Nonsense. As one of the senators pointed out, just because Johnson & Johnson filed properly in the US it did not therefore include detail about large intercompany loans from offshore to its Australian subsidiary. Their other rehearsed lines were sung from the same predictable song-sheet: “unintended consequences” of reform, the danger of acting unilaterally and not adhering to OECD reform agendas, the burden of disclosure, and even the line that increased information might be misinterpreted.
The Australian Accounting Standards Board (AASB) also appeared. And they appeared to pretty much agree that big companies should file General Purpose accounts, though – bear in mind the AASB is stacked with Big Four people – any reform should be done in via a thorough consultation process. Anybody with the leanest experience of a consultation process would lose hope.
The day capped off with the Tax Commissioner Chris Jordan and three tax office heavies who took the opportunity to have a decent swipe at Chevron, Uber and Airbnb.
The ATO of course has been in a prize fight with Chevron in the Federal Court for years, and recently won, only to have it confirmed by Chevron on Wednesday that it would be appealing the court’s decision. It cost the Tax Office an estimated $10 million so far and Chevron perhaps $15 million. The outcome of the appeal would not be known until at least 2016. But then the last judgment took a year; and then there’s always the High Court.

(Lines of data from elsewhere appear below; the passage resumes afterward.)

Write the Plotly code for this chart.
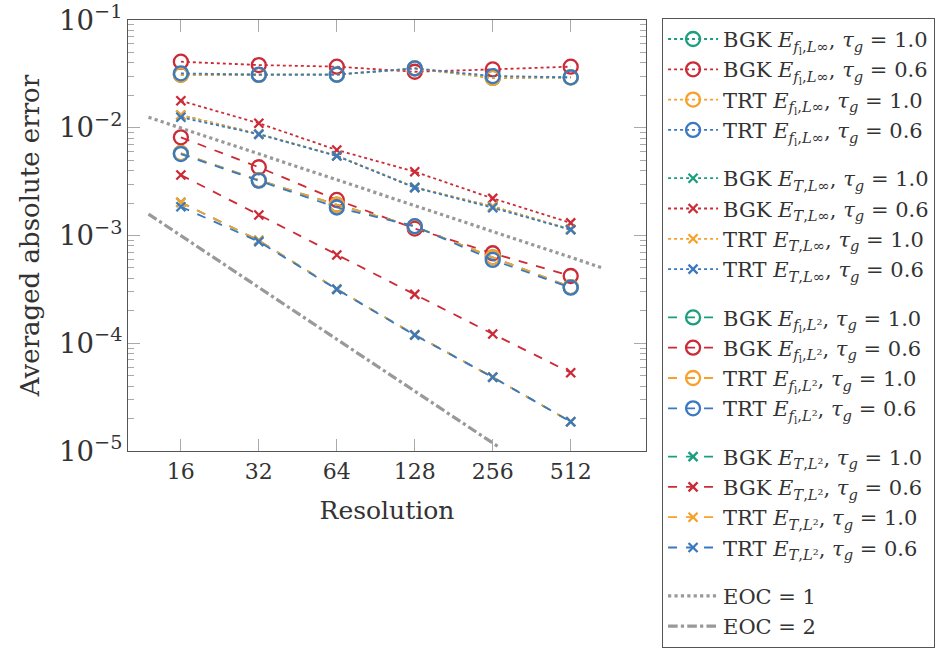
import plotly.graph_objects as go

res = [16, 32, 64, 128, 256, 512]

# E_{f_l, L-inf}
fl_linf_bgk10 = [0.0310, 0.0309, 0.0311, 0.0355, 0.0290, 0.0293]
fl_linf_bgk06 = [0.0410, 0.0382, 0.0369, 0.0331, 0.0348, 0.0369]
fl_linf_trt10 = [0.0310, 0.0309, 0.0311, 0.0355, 0.0290, 0.0293]
fl_linf_trt06 = [0.0320, 0.0311, 0.0311, 0.0356, 0.0302, 0.0294]

# E_{T, L-inf}
t_linf_bgk10 = [0.0131, 0.00875, 0.00550, 0.00280, 0.00186, 0.00114]
t_linf_bgk06 = [0.0178, 0.0110, 0.00622, 0.00391, 0.00221, 0.00131]
t_linf_trt10 = [0.0131, 0.00875, 0.00550, 0.00280, 0.00186, 0.00114]
t_linf_trt06 = [0.0125, 0.00869, 0.00547, 0.00278, 0.00181, 0.00113]

# E_{f_l, L2}
fl_l2_bgk10 = [0.00580, 0.00326, 0.00193, 0.00121, 0.000627, 0.000332]
fl_l2_bgk06 = [0.00815, 0.00430, 0.00214, 0.00116, 0.000684, 0.000421]
fl_l2_trt10 = [0.00580, 0.00326, 0.00193, 0.00121, 0.000627, 0.000332]
fl_l2_trt06 = [0.00570, 0.00323, 0.00182, 0.00122, 0.000593, 0.000328]

# E_{T, L2}
t_l2_bgk10 = [0.00203, 0.000900, 0.000318, 0.000120, 4.85e-5, 1.87e-5]
t_l2_bgk06 = [0.00364, 0.00155, 0.000659, 0.000284, 0.000122, 5.33e-5]
t_l2_trt10 = [0.00203, 0.000900, 0.000318, 0.000120, 4.85e-5, 1.87e-5]
t_l2_trt06 = [0.00185, 0.000877, 0.000316, 0.000119, 4.83e-5, 1.87e-5]

eoc1_x = [12, 680]
eoc1_y = [0.0125, 0.00050]
eoc2_x = [12, 270]
eoc2_y = [0.00158, 1.09e-5]

tick_vals = [16, 32, 64, 128, 256, 512]
tick_text = ["16", "32", "64", "128", "256", "512"]

GREEN = "#1b9e7f"
RED = "#cc2a36"
ORANGE = "#f7a12b"
BLUE = "#3a78c0"
GRAY = "#999999"
FONT = "DejaVu Serif"

SUB_FL_LINF = "<i>f</i><sub>l</sub>,<i>L</i>∞"
SUB_T_LINF = "<i>T</i>,<i>L</i>∞"
SUB_FL_L2 = "<i>f</i><sub>l</sub>,<i>L</i>²"
SUB_T_L2 = "<i>T</i>,<i>L</i>²"


def lbl(scheme, sub, tau):
    return f"{scheme} <i>E</i><sub>{sub}</sub>, <i>τ</i><sub><i>g</i></sub> = {tau}"


fig = go.Figure()

groups = [
    ("g1", SUB_FL_LINF, "dot", "circle-open", 14,
     [fl_linf_bgk10, fl_linf_bgk06, fl_linf_trt10, fl_linf_trt06]),
    ("g2", SUB_T_LINF, "dot", "x-thin-open", 9,
     [t_linf_bgk10, t_linf_bgk06, t_linf_trt10, t_linf_trt06]),
    ("g3", SUB_FL_L2, "dash", "circle-open", 14,
     [fl_l2_bgk10, fl_l2_bgk06, fl_l2_trt10, fl_l2_trt06]),
    ("g4", SUB_T_L2, "dash", "x-thin-open", 9,
     [t_l2_bgk10, t_l2_bgk06, t_l2_trt10, t_l2_trt06]),
]
meta = [("BGK", "1.0", GREEN), ("BGK", "0.6", RED), ("TRT", "1.0", ORANGE), ("TRT", "0.6", BLUE)]

for gname, sub, dash, sym, msize, series in groups:
    for (scheme, tau, col), ys in zip(meta, series):
        fig.add_trace(go.Scatter(
            x=res, y=ys, mode="lines+markers",
            name=lbl(scheme, sub, tau), legendgroup=gname,
            line=dict(color=col, width=1.8, dash=dash),
            marker=dict(symbol=sym, size=msize, color=col,
                        line=dict(color=col, width=2.3)),
        ))

fig.add_trace(go.Scatter(
    x=eoc1_x, y=eoc1_y, mode="lines", name="EOC = 1", legendgroup="g5",
    line=dict(color=GRAY, width=3.2, dash="dot"),
))
fig.add_trace(go.Scatter(
    x=eoc2_x, y=eoc2_y, mode="lines", name="EOC = 2", legendgroup="g5",
    line=dict(color=GRAY, width=3.2, dash="dashdot"),
))

fig.update_layout(
    width=936, height=648,
    margin=dict(l=128, r=290, t=20, b=197, autoexpand=False),
    paper_bgcolor="white", plot_bgcolor="white",
    font=dict(family=FONT, size=22, color="#333333"),
    showlegend=True,
    legend=dict(
        x=1.031, y=1.005, xanchor="left", yanchor="top",
        traceorder="grouped", tracegroupgap=18,
        bordercolor="#555555", borderwidth=1, bgcolor="white",
        font=dict(family=FONT, size=21, color="#333333"),
        itemwidth=50, maxheight=1000,
    ),
    xaxis=dict(
        type="log", range=[1.0, 3.0],
        tickvals=tick_vals, ticktext=tick_text,
        ticks="inside", ticklen=12, tickcolor="#aaaaaa", tickwidth=1,
        showline=True, linecolor="#555555", linewidth=1.2, mirror="ticks",
        showgrid=False, zeroline=False,
        title=dict(text="Resolution", font=dict(size=25), standoff=18),
        tickfont=dict(size=22),
    ),
    yaxis=dict(
        type="log", range=[-5, -1], dtick=1, exponentformat="power",
        ticks="inside", ticklen=12, tickcolor="#aaaaaa", tickwidth=1,
        minor=dict(ticks="inside", ticklen=6, tickcolor="#aaaaaa", dtick="D1", showgrid=False),
        showline=True, linecolor="#555555", linewidth=1.2, mirror="ticks",
        showgrid=False, zeroline=False,
        title=dict(text="Averaged absolute error", font=dict(size=26), standoff=12),
        tickfont=dict(size=22),
    ),
)

fig.write_html("out.html")
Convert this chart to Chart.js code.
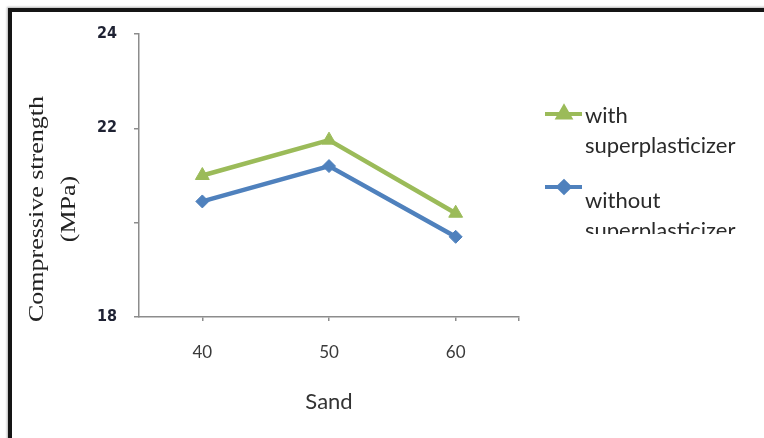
<!DOCTYPE html>
<html>
<head>
<meta charset="utf-8">
<script src="https://cdn.jsdelivr.net/npm/chart.js@4/dist/chart.umd.min.js"></script>
<style>
  html, body { margin: 0; padding: 0; background: #fff; }
  #wrap { position: relative; width: 764px; height: 438px; overflow: hidden; }
  #frame {
    position: absolute; left: 8px; top: 8px; width: 820px; height: 520px;
    border-left: 4px solid #151515; border-top: 4px solid #151515;
    box-shadow: -1px -1px 2px rgba(0,0,0,0.3);
  }
  #c { position: absolute; left: 0; top: 0; }
</style>
</head>
<body>
<div id="wrap">
  <div id="frame"></div>
  <canvas id="c" width="764" height="438"></canvas>
</div>
<script>
// Sand content (x) and compressive strength (MPa) of each mix
const sandContent = [40, 50, 60];
const withSuperplasticizer = [21.0, 21.75, 20.2];
const withoutSuperplasticizer = [20.45, 21.2, 19.7];

const seriesNames = ['with superplasticizer', 'without superplasticizer'];
const legendLines = [['with', 'superplasticizer'], ['without', 'superplasticizer']];

const xTicks = [40, 50, 60, 65];
const xTickLabels = ['40', '50', '60', ''];
const yTicks = [18, 20, 22, 24];
const yTickLabels = ['18', '', '22', '24'];

const xTitle = 'Sand';
const yTitleLines = ['Compressive strength', '(MPa)'];

const GREEN = '#9bbb59';
const BLUE = '#4f81bd';
const AXIS = '#8c8c8c';

function points(values) {
  return sandContent.map((x, i) => ({ x: x, y: values[i] }));
}

// Two-line rotated y title, stretched along its length
const yTitlePlugin = {
  id: 'yTitle',
  afterDraw(chart) {
    const ctx = chart.ctx;
    ctx.save();
    ctx.fillStyle = '#222';
    ctx.font = '20px "Liberation Serif", "Times New Roman", serif';
    ctx.textAlign = 'center';
    ctx.textBaseline = 'middle';
    yTitleLines.forEach((line, i) => {
      ctx.save();
      ctx.translate(37.5 + i * 32.5, 209);
      ctx.rotate(-Math.PI / 2);
      ctx.scale(1.3, 1);
      ctx.fillText(line, 0, 0);
      ctx.restore();
    });
    ctx.restore();
  }
};

// Legend with wrapped labels, clipped at the bottom of its box
const legendPlugin = {
  id: 'wrappedLegend',
  afterDraw(chart) {
    const ctx = chart.ctx;
    const slots = [{ sw: 114, text: 116 }, { sw: 187, text: 201 }];
    ctx.save();
    ctx.beginPath();
    ctx.rect(530, 90, 234, 144);
    ctx.clip();
    chart.data.datasets.forEach((ds, i) => {
      const s = slots[i];
      ctx.strokeStyle = ds.borderColor;
      ctx.fillStyle = ds.backgroundColor;
      ctx.lineWidth = 4;
      ctx.beginPath();
      ctx.moveTo(545, s.sw);
      ctx.lineTo(582, s.sw);
      ctx.stroke();
      Chart.helpers.drawPoint(ctx, {
        pointStyle: ds.pointStyle,
        radius: ds.pointRadius * 0.85,
        borderWidth: 1,
        rotation: 0
      }, 564, s.sw);
      ctx.fillStyle = '#2a2a2a';
      ctx.font = '22px Lato, "Open Sans", sans-serif';
      ctx.textAlign = 'left';
      ctx.textBaseline = 'middle';
      legendLines[i].forEach((t, k) => {
        ctx.fillText(t, 585, s.text + k * 30);
      });
    });
    ctx.restore();
  }
};

new Chart(document.getElementById('c'), {
  type: 'line',
  data: {
    datasets: [
      {
        label: seriesNames[0],
        data: points(withSuperplasticizer),
        borderColor: GREEN,
        backgroundColor: GREEN,
        borderWidth: 4.5,
        pointStyle: 'triangle',
        pointRadius: 8,
        pointBorderWidth: 1,
        tension: 0
      },
      {
        label: seriesNames[1],
        data: points(withoutSuperplasticizer),
        borderColor: BLUE,
        backgroundColor: BLUE,
        borderWidth: 4.5,
        pointStyle: 'rectRot',
        pointRadius: 6.5,
        pointBorderWidth: 1,
        tension: 0
      }
    ]
  },
  options: {
    responsive: false,
    animation: false,
    layout: { padding: { top: 34, right: 245, left: 0, bottom: 0 } },
    plugins: { legend: { display: false }, tooltip: { enabled: false } },
    scales: {
      x: {
        type: 'linear',
        min: 35,
        max: 65,
        afterBuildTicks: s => { s.ticks = xTicks.map(v => ({ value: v })); },
        afterFit: s => { s.height = 121; },
        ticks: {
          autoSkip: false,
          maxRotation: 0,
          padding: 21,
          color: '#3a3a3a',
          font: { family: 'Lato, "Open Sans", sans-serif', size: 17 },
          callback: (v, i) => xTickLabels[i]
        },
        grid: { drawOnChartArea: false, drawTicks: true, tickLength: 4, color: AXIS, lineWidth: 1.5 },
        border: { display: true, color: AXIS, width: 1.5 },
        title: {
          display: true,
          text: xTitle,
          color: '#333',
          font: { family: 'Lato, "Open Sans", sans-serif', size: 22 },
          padding: { top: 0, bottom: 23 }
        }
      },
      y: {
        min: 18,
        max: 24,
        afterBuildTicks: s => { s.ticks = yTicks.map(v => ({ value: v })); },
        afterFit: s => { s.width = 139; },
        ticks: {
          autoSkip: false,
          padding: 17,
          color: '#1f2233',
          font: { family: '"Liberation Sans Narrow", "DejaVu Sans Condensed", Lato, sans-serif', size: 16, weight: 'bold' },
          callback: (v, i) => yTickLabels[i]
        },
        grid: { drawOnChartArea: false, drawTicks: true, tickLength: 5, color: AXIS, lineWidth: 1.5 },
        border: { display: true, color: AXIS, width: 1.5 }
      }
    }
  },
  plugins: [yTitlePlugin, legendPlugin]
});
</script>
</body>
</html>
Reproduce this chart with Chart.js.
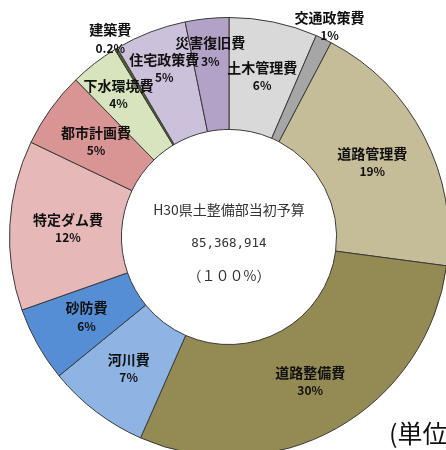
<!DOCTYPE html>
<html>
<head>
<meta charset="utf-8">
<script src="https://cdn.jsdelivr.net/npm/chart.js@4"></script>
<style>
  html, body { margin: 0; padding: 0; background: #fff; overflow: hidden; }
  #wrap { position: relative; width: 446px; height: 450px; overflow: hidden; }
  #budgetChart { position: absolute; left: 0; top: 0; }
  #unit { position: absolute; left: 389px; top: 420px; font-family: "Noto Sans CJK JP", sans-serif; font-size: 25px; color: #111; white-space: nowrap; line-height: 1; }
</style>
</head>
<body>
<div id="wrap">
  <canvas id="budgetChart" width="460" height="470"></canvas>
  <div id="unit">(単位：千円)</div>
</div>
<script>
// budget categories, clockwise from the top
const categories = ['土木管理費', '交通政策費', '道路管理費', '道路整備費', '河川費', '砂防費', '特定ダム費', '都市計画費', '下水環境費', '建築費', '住宅政策費', '災害復旧費'];
// share of the total budget (%)
const shares = [6.5, 1.2, 19.4, 29.5, 7.5, 5.5, 12.5, 5.6, 3.6, 0.2, 5.3, 3.2];
// percentage labels printed on the chart
const shareLabels = ['6%', '1%', '19%', '30%', '7%', '6%', '12%', '5%', '4%', '0.2%', '5%', '3%'];
const sliceColors = ['#d9d9d9', '#a6a6a6', '#c4bd97', '#948a54', '#8db4e2', '#558ed5', '#e6b9b8', '#d99594', '#d7e4bd', '#4f6228', '#ccc1da', '#b3a2c7'];

// where each label sits, as a fraction of the way from the inner to the outer edge
const labelDepth = [0.5, 1.12, 0.48, 0.52, 0.52, 0.5, 0.48, 0.5, 0.65, 1.1, 0.65, 0.7];

const centerLines = ['H30県土整備部当初予算', '85,368,914', '（１００%）'];

// Draws the category name and percentage on each slice
const sliceLabelPlugin = {
    id: 'sliceLabels',
    afterDatasetsDraw(chart) {
        const ctx = chart.ctx;
        const meta = chart.getDatasetMeta(0);
        ctx.save();
        ctx.textAlign = 'center';
        ctx.textBaseline = 'middle';
        ctx.fillStyle = '#111';
        meta.data.forEach((arc, i) => {
            const mid = (arc.startAngle + arc.endAngle) / 2;
            const r = arc.innerRadius + (arc.outerRadius - arc.innerRadius) * labelDepth[i];
            const x = arc.x + Math.cos(mid) * r;
            const y = arc.y + Math.sin(mid) * r;
            ctx.font = 'bold 14px "Noto Sans CJK JP", sans-serif';
            ctx.fillText(categories[i], x, y - 9);
            ctx.font = 'bold 12px "Noto Sans CJK JP", sans-serif';
            ctx.fillText(shareLabels[i], x, y + 9);
        });

        // center caption
        const cx = meta.data[0].x;
        const cy = meta.data[0].y;
        ctx.fillStyle = '#333';
        ctx.font = '14px "Noto Sans CJK JP", sans-serif';
        ctx.fillText(centerLines[0], cx, cy - 27);
        ctx.font = '12.5px "DejaVu Sans Mono", monospace';
        ctx.fillText(centerLines[1], cx, cy + 7);
        ctx.font = '14px "Noto Sans CJK JP", sans-serif';
        ctx.fillText(centerLines[2], cx, cy + 39);
        ctx.restore();
    }
};

const ctx = document.getElementById('budgetChart').getContext('2d');
new Chart(ctx, {
    type: 'doughnut',
    data: {
        labels: categories,
        datasets: [{
            data: shares,
            backgroundColor: sliceColors,
            borderColor: '#3a3a3a',
            borderWidth: 1
        }]
    },
    options: {
        responsive: false,
        animation: false,
        cutout: '49%',
        layout: {
            padding: { left: 9, top: 17, right: 11, bottom: 13 }
        },
        plugins: {
            legend: { display: false },
            tooltip: { enabled: false }
        }
    },
    plugins: [sliceLabelPlugin]
});
</script>
</body>
</html>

There is much at stake. This is the first transfer price case on the pricing of money. The one they just won involved loans by Chevron overseas to Chevron Australia of $US2.5 billion. Since then though, Chevron has lent Chevron Australia $36.5 billion. It borrows the money at less than 2 per cent and Chevron Australia pays 9 per cent by the time they do an unnecessary currency swap into Australian dollars and make the loans unsecured so they can charge more.
Chevron Australia has more debt from its parent than the $35.1 billion budget deficit of this entire nation – and at usurious rates. This is how they get the money out before they have to pay tax on it, at the interest line.